I am the type of person that worries. I'm also the type that gets irritated at other people whom really have very little impact on my life. I do realize that this is really quite silly and adds a touch of self-destruction to my life because really it is worth upsetting myself over such insignificant actions as someone cutting someone else off or someone not using their turn signal? Really it's not worth it.
About 7 years ago I came to a realization that my irritation at drivers was sooo not worth taking that anger home, and therefore so not worth starting in the first place. I kind of came to peace with idiot drivers, and that people are people and they make mistakes. Of course I still want them to realize they make mistakes so I'm still working on my irritation of drivers that are clueless to how their actions effect others.

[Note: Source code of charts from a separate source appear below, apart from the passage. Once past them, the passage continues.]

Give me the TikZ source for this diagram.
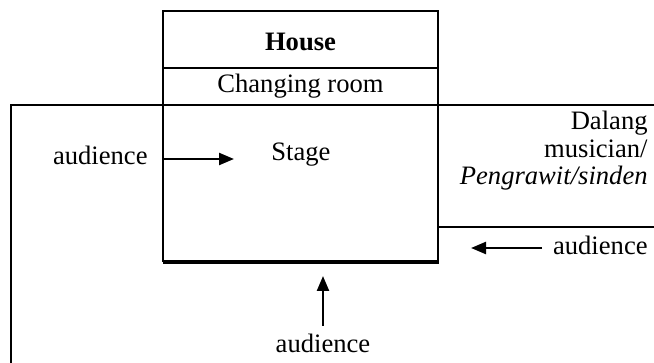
\documentclass[tikz,border=0pt]{standalone}
\usepackage{fontspec}
\setmainfont{Liberation Serif}
\usetikzlibrary{arrows.meta}
\begin{document}
\begin{tikzpicture}[x=0.5pt,y=-0.5pt,
  every node/.style={font=\fontsize{13.3}{13.6}\selectfont, inner sep=0pt},
  wall/.style={line width=1.15pt, line cap=rect},
  edge/.style={line width=2.4pt},
  arr/.style={line width=1.2pt, -{Triangle[length=7.5pt,width=6pt]}}]
\useasboundingbox (0,0) rectangle (654,363);
% main box
\draw[wall] (163,11) rectangle (438,261);
\draw[wall] (163,68) -- (438,68);
\draw[wall] (163,105) -- (438,105);
\draw[edge] (163,262) -- (439,262);
% outer walls
\draw[wall] (11,363) -- (11,105) -- (163,105);
\draw[wall] (438,105) -- (654,105);
\draw[wall] (438,227) -- (654,227);
% texts
\node[font=\fontsize{13.3}{13.6}\selectfont\bfseries] (house) at (300.5,42) {House};
\node (changing) at (300.5,86) {Changing room};
\node (stage) at (301,155) {Stage};
\node[anchor=east] (audL) at (148,155) {audience};
\node[anchor=north east, align=right] (dalang) at (648,111) {Dalang\\musician/\\\textit{Pengrawit/sinden}};
\node[anchor=east] (audR) at (648,245) {audience};
\node (audB) at (323,343) {audience};
% arrows
\coordinate (aLs) at (163,159);
\coordinate (aLe) at (234,159);
\coordinate (aRs) at (542,248);
\coordinate (aRe) at (471,248);
\coordinate (aBs) at (323,326);
\coordinate (aBe) at (323,276);
\draw[arr] (aLs) -- (aLe);
\draw[arr] (aRs) -- (aRe);
\draw[arr] (aBs) -- (aBe);
\end{tikzpicture}
\end{document}
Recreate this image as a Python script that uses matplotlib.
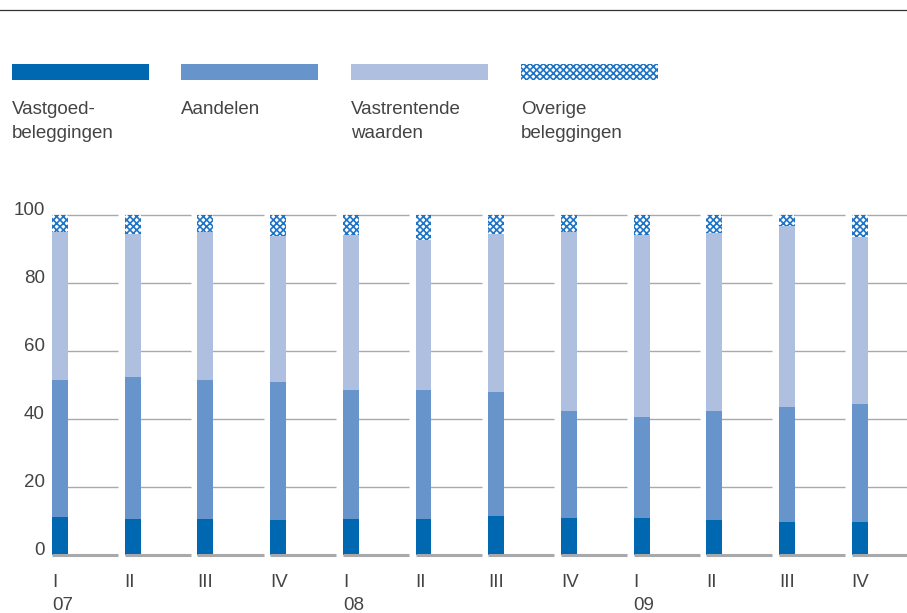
import numpy as np
import matplotlib as mpl
mpl.use('Agg')
import matplotlib.pyplot as plt
from matplotlib.patches import Rectangle
from matplotlib.lines import Line2D

mpl.rcParams['font.family'] = ['Liberation Sans', 'DejaVu Sans']
mpl.rcParams['hatch.linewidth'] = 1.2

# asset mix per quarter, in % (stacked to 100)
quarters = ['I', 'II', 'III', 'IV', 'I', 'II', 'III', 'IV', 'I', 'II', 'III', 'IV']
years = {0: '07', 4: '08', 8: '09'}
vastgoed = [11.2, 10.6, 10.6, 10.3, 10.6, 10.6, 11.5, 10.9, 10.9, 10.3, 9.7, 9.7]
aandelen = [40.3, 41.8, 40.9, 40.6, 37.9, 37.9, 36.4, 31.5, 29.7, 32.1, 33.8, 34.7]
vastrentend = [43.6, 41.9, 43.6, 42.9, 45.6, 44.1, 46.5, 52.7, 53.4, 52.4, 53.4, 49.0]
overige = [4.9, 5.7, 4.9, 6.2, 5.9, 7.4, 5.6, 4.9, 6.0, 5.2, 3.1, 6.6]

labels = [['Vastgoed-', 'beleggingen'], ['Aandelen'], ['Vastrentende', 'waarden'],
          ['Overige', 'beleggingen']]
colors = ['#0067b1', '#6694cb', '#aebfe0', 'white']
hatch_col = '#1e74c6'
txt_col = '#444444'
grid_col = '#a9a9ab'
fs = 13.5

W, H = 907, 613
fig = plt.figure(figsize=(W / 100, H / 100), dpi=100)
ax = fig.add_axes([52 / W, (H - 555) / H, (W - 52) / W, 340 / H])
ax.set_xlim(0, (W - 52) / 72.7)
ax.set_ylim(0, 100)
ax.axis('off')

x = np.arange(len(quarters))
bw = 0.22
cell = 0.91

# segmented grid lines, one piece per quarter
for yv in [20, 40, 60, 80, 100]:
    ax.hlines([yv] * len(x), x, x + cell, color=grid_col, lw=1.0, zorder=1, clip_on=False)
ax.hlines([0] * len(x), x, x + cell, color=grid_col, lw=2.2, zorder=3, clip_on=False)

bottom = np.zeros(len(x))
series = [vastgoed, aandelen, vastrentend, overige]
for i, vals in enumerate(series):
    vals = np.array(vals)
    if i == 3:
        ax.bar(x, vals, bw, bottom=bottom, align='edge', color='white',
               edgecolor=hatch_col, hatch='xxxxx', lw=0, zorder=2, clip_on=False)
    else:
        ax.bar(x, vals, bw, bottom=bottom, align='edge', color=colors[i],
               lw=0, zorder=2, clip_on=False)
    bottom += vals

# y tick labels
for yv in [0, 20, 40, 60, 80, 100]:
    ax.text(-0.1, yv + 1.3, str(yv), ha='right', va='center', fontsize=fs,
            color=txt_col)

# quarter / year labels
for i, q in enumerate(quarters):
    ax.text(i, -8.1, q, ha='left', va='center', fontsize=fs, color=txt_col)
    if i in years:
        ax.text(i, -15.0, years[i], ha='left', va='center', fontsize=fs, color=txt_col)

# legend
lx = [12, 181, 351, 521]
for i in range(4):
    r = Rectangle((lx[i] / W, (H - 80) / H), 137 / W, 16 / H, transform=fig.transFigure,
                  facecolor=colors[i], lw=0,
                  edgecolor=hatch_col if i == 3 else 'none',
                  hatch='xxxxx' if i == 3 else None)
    fig.patches.append(r)
    for j, line in enumerate(labels[i]):
        fig.text(lx[i] / W, (H - 114 - 24 * j) / H, line, ha='left', va='baseline',
                 fontsize=fs, color=txt_col)

fig.lines.append(Line2D([0, 1], [(H - 10) / H] * 2, transform=fig.transFigure,
                        color='#333333', lw=0.9))

fig.savefig('out.png', dpi=100)
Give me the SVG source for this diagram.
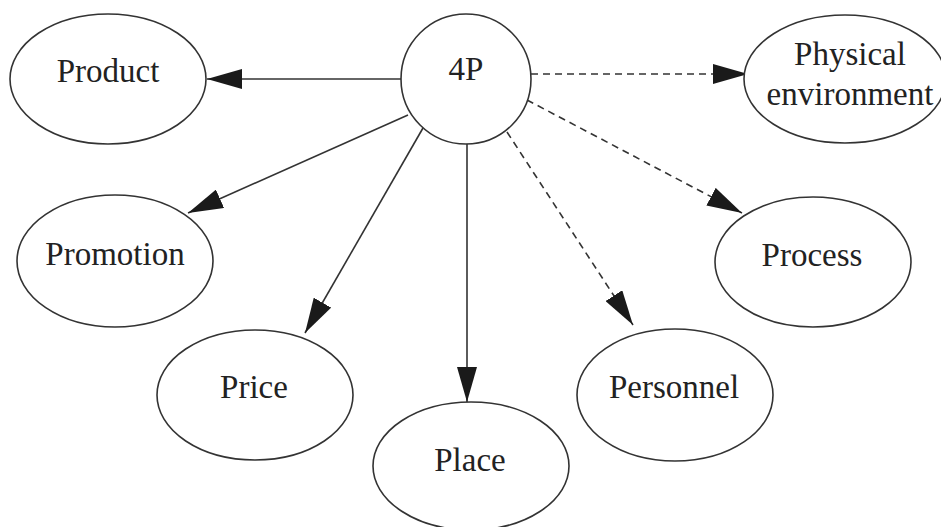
<svg xmlns="http://www.w3.org/2000/svg" width="941" height="527" viewBox="0 0 941 527">
<style>
.node ellipse, .node circle { fill: #fff; stroke: #333; stroke-width: 1.6; }
.node text { font-family: 'Liberation Serif', Tinos, Times, 'DejaVu Serif', serif; font-size: 33px; fill: #222; text-anchor: middle; }
.edge { stroke: #333; stroke-width: 1.6; fill: none; }
.dashed { stroke-dasharray: 7 5; }
</style>
<defs>
<marker id="arrow" viewBox="0 0 35 20" refX="35" refY="10" markerWidth="35" markerHeight="20" markerUnits="userSpaceOnUse" orient="auto">
<path d="M0,0 L35,10 L0,20 z" fill="#1a1a1a"/>
</marker>
</defs>
<rect width="941" height="527" fill="#fff"/>
<g id="connectors">
<line class="edge" x1="401" y1="79" x2="207" y2="79" marker-end="url(#arrow)"/>
<line class="edge" x1="408" y1="115" x2="188" y2="213" marker-end="url(#arrow)"/>
<line class="edge" x1="423" y1="128" x2="305" y2="333" marker-end="url(#arrow)"/>
<line class="edge" x1="467" y1="144" x2="467" y2="402" marker-end="url(#arrow)"/>
<line class="edge dashed" x1="531" y1="74" x2="748" y2="74" marker-end="url(#arrow)"/>
<line class="edge dashed" x1="527" y1="100" x2="742" y2="213" marker-end="url(#arrow)"/>
<line class="edge dashed" x1="507" y1="132" x2="633" y2="325" marker-end="url(#arrow)"/>
</g>
<g id="node-4p" class="node">
<circle cx="466" cy="79" r="65"/>
<text x="466" y="80" font-family="Liberation Serif, serif">4P</text>
</g>
<g id="node-product" class="node">
<ellipse cx="108" cy="79" rx="98" ry="65"/>
<text x="108" y="82">Product</text>
</g>
<g id="node-physical" class="node">
<ellipse cx="845" cy="79" rx="101" ry="64"/>
<text x="850" y="65">Physical</text>
<text x="850" y="105">environment</text>
</g>
<g id="node-promotion" class="node">
<ellipse cx="115" cy="261" rx="98" ry="66"/>
<text x="115" y="265">Promotion</text>
</g>
<g id="node-process" class="node">
<ellipse cx="813" cy="262" rx="98" ry="65"/>
<text x="812" y="266">Process</text>
</g>
<g id="node-price" class="node">
<ellipse cx="255" cy="395" rx="98" ry="65"/>
<text x="254" y="398">Price</text>
</g>
<g id="node-place" class="node">
<ellipse cx="471" cy="466" rx="98" ry="64"/>
<text x="470" y="471">Place</text>
</g>
<g id="node-personnel" class="node">
<ellipse cx="675" cy="395" rx="98" ry="66"/>
<text x="674" y="398">Personnel</text>
</g>
</svg>
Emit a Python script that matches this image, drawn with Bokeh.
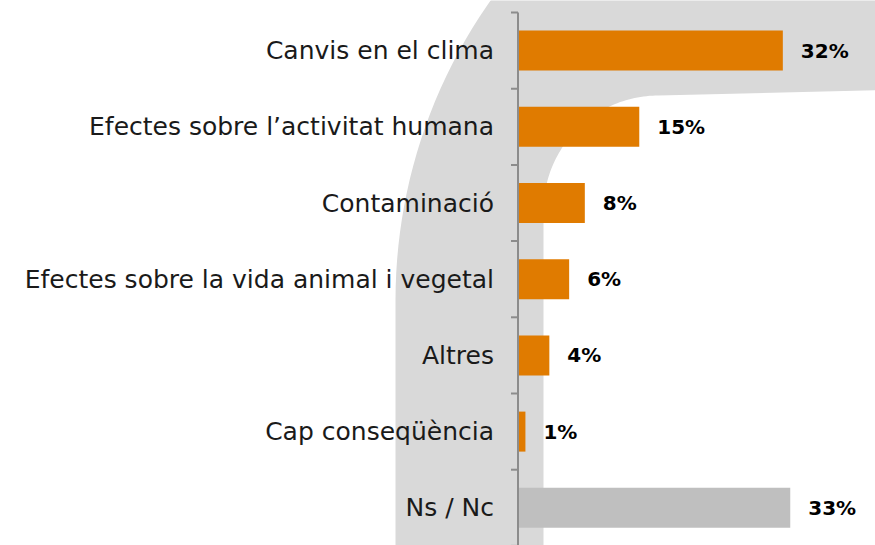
import math
from bokeh.plotting import figure
from bokeh.models import Range1d, ColumnDataSource
from bokeh.embed import file_html
from bokeh.resources import INLINE
from bokeh.core.properties import value

# ---- data ----
categories = [
    "Canvis en el clima",
    "Efectes sobre l\u2019activitat humana",
    "Contaminació",
    "Efectes sobre la vida animal i vegetal",
    "Altres",
    "Cap conseqüència",
    "Ns / Nc",
]
values = [32.1, 14.7, 8.1, 6.2, 3.8, 0.9, 33.0]
value_labels = ["32%", "15%", "8%", "6%", "4%", "1%", "33%"]
bar_colors = ["#E07B00", "#E07B00", "#E07B00", "#E07B00", "#E07B00", "#E07B00", "#BFBFBF"]

# ---- layout helpers (page pixels -> data) ----
W, H = 875, 545
X0, SX = 517.5, 8.25      # page x of value 0, px per percent
Y0, SY = 12.0, 76.2       # page y of top category boundary, px per category


def dx(px):
    return (px - X0) / SX


def dy(py):
    return -0.5 + (py - Y0) / SY


p = figure(width=W, height=H, output_backend="svg", toolbar_location=None,
           x_axis_location=None, y_axis_location=None,
           x_range=Range1d(dx(0), dx(W)), y_range=Range1d(dy(H), dy(0)),
           min_border=0, outline_line_color=None, background_fill_color="white",
           border_fill_color="white")
p.grid.visible = False

# ---- decorative background arch ----
sx, sy = [], []
sx.append(395); sy.append(600)
cx, cy, R = 916, 300, 521
for i in range(61):
    a = math.pi - (math.pi / 2) * i / 60
    sx.append(cx + R * math.cos(a)); sy.append(cy - R * math.sin(a))
sx += [950, 950]; sy += [-221, 88]
icx, icy, r = 658, 210, 115
for i in range(61):
    a = math.pi / 2 + (math.pi / 2) * i / 60
    sx.append(icx + r * math.cos(a)); sy.append(icy - r * math.sin(a))
sx.append(543); sy.append(600)
p.patch([dx(v) for v in sx], [dy(v) for v in sy], fill_color="#D9D9D9", line_color=None)

# ---- bars ----
pos = list(range(len(categories)))
src = ColumnDataSource(dict(y=pos, v=values, c=bar_colors, cat=categories, lab=value_labels))
p.hbar(y="y", left=0, right="v", height=0.525, fill_color="c", line_color=None, source=src)

# ---- axis line and ticks ----
n = len(categories)
p.segment(x0=[0], y0=[-0.5], x1=[0], y1=[n + 0.5], line_color="#8C8C8C", line_width=2)
bounds = [i - 0.5 for i in range(n + 1)]
p.segment(x0=[-7 / SX] * len(bounds), y0=bounds, x1=[0] * len(bounds), y1=bounds,
          line_color="#8C8C8C", line_width=2)

# ---- labels ----
p.text(x=0, y="y", text="cat", source=src, x_offset=-24, text_align="right",
       text_baseline="middle", text_font=value("DejaVu Sans"), text_font_size="25px",
       text_color="#1a1a1a")
p.text(x="v", y="y", text="lab", source=src, x_offset=18, text_align="left",
       text_baseline="middle", text_font=value("DejaVu Sans"), text_font_size="20px",
       text_font_style="bold", text_color="#000000")

open("out.html", "w").write(file_html(p, INLINE))
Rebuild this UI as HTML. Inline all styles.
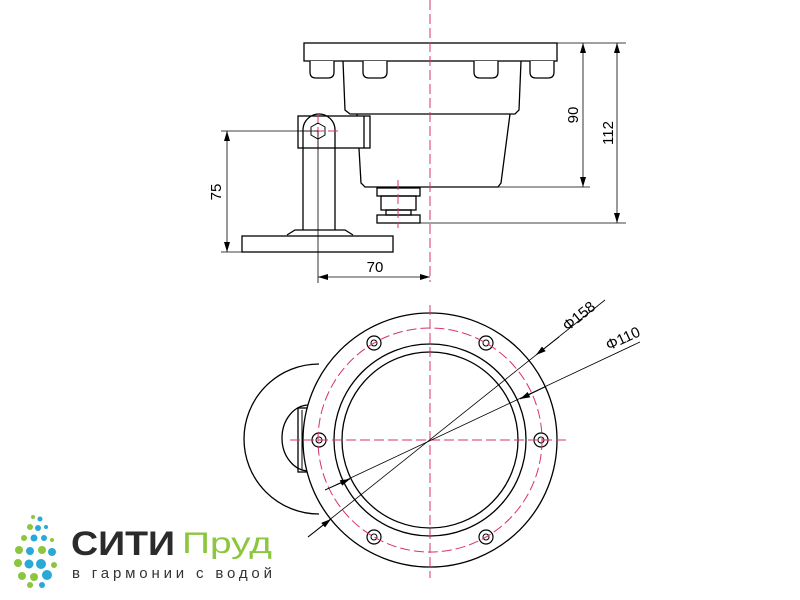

In general, I am hyper sensitive to how my actions effect others. So I therefore expect others to do the same. Maybe I need to work on the hyper part of my sensitivity, but really, it is so much to ask that if there is an obvious line waiting to get onto the train, and people coming off, and everyone in the LINE is stepping back and allowing these nice people to get off the train, must you, the ever important man with the acid washed 80's Levi Jean Jacket and very short crew cut, push your way passed the LINE and upset the outgoing passengers so you can stand in the train? You didn't even try to get a seat. You just stood there, now blocking those in the LINE calmly walking onto the train.
You see? Sure he was the rock the the middle of the stream that disturbed the glass like surface, but really was it so much of a disturbance that I aught to notice? And then secretly laugh inside my head when the train was delayed due to "Police action" at a station down the line, and he obviously was bothered by his day being disturbed so he paced for a few minutes and then stomped off the train in a huff? (tee hee) And then here I am, I've made it to the office, 1/2 an hour late yet I still have the images and my feelings of irritation fresh on my fingertips.
Why should I care?
Why does my mind see these things, and then hold onto them?
Perhaps my mother scolded me often as a child to not cut in line. Or to watch out for people around me as I spun around in circles, singing aloud in the middle of the aisle of the grocery store. Whatever it was that caused my sensitivity to the effects and feelings of those around me, I'm sure my mother had something to do with it. It always comes down to the parents.